FREMONT, Calif. — (BUSINESS WIRE) — July 20, 2009 Virage Logic Corporation (NASDAQ: VIRL) today announced that it received a letter of reprimand from the NASDAQ Listing Qualifications Department of the NASDAQ Stock Market LLC for failing to comply with the stockholder approval requirements set forth in NASDAQ Listing Rule 5635. The department determined that the Company should have obtained stockholder approval prior to implementing the Company’s exchange offer completed in June 2008, under which employees were offered the right to exchange options and stock-settled appreciation rights (“SSARs”) for newly granted restricted stock units (“RSUs”). The Company had earlier undertook the exchange offer without seeking prior stockholder approval after having been advised by external counsel that such approval was not required under Rule 5635 because the language of the Company’s 2002 Equity Incentive Plan permitted the exchange offer without such approval. In reaching its decision to issue the letter of reprimand, the department concluded that the plan’s language did not constitute sufficiently specific authority for the exchange offer under Rule 5635 and that, therefore, the Company should have obtained stockholder approval before conducting the exchange offer.
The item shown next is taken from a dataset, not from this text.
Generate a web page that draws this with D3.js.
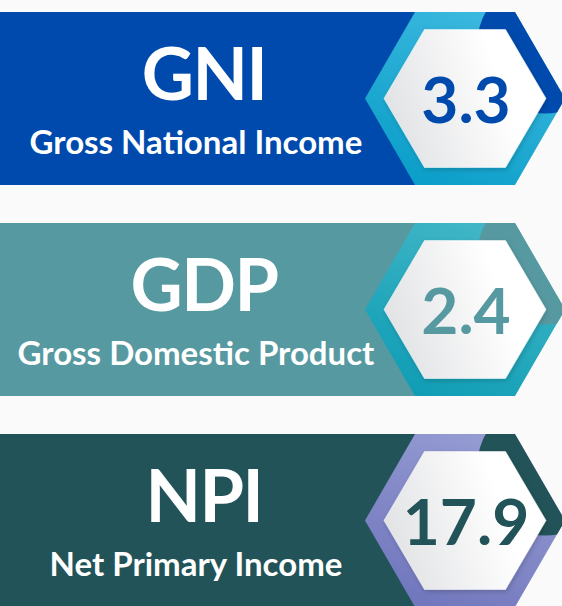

J. Daniel McCranie, the Company’s executive chairman, noted “We accept NASDAQ’s determination that we should have obtained stockholder approval before proceeding with the exchange offer. As the department noted in its letter, our management and our Board of Directors proceeded in good faith reliance upon advice from external corporate counsel that stockholder approval was not required. Furthermore, the department noted that the Company has no prior history of non-compliance with the listing rules and that the department believed the Company’s failure to comply with Rule 5635 had been inadvertent. Management and the Board have always been fully committed to good governance practices, and the Company certainly would have sought stockholder approval of the exchange if we had believed it was required. We plan to amend the plan to require explicit stockholder approval prior to any future exchange, repricing or similar action.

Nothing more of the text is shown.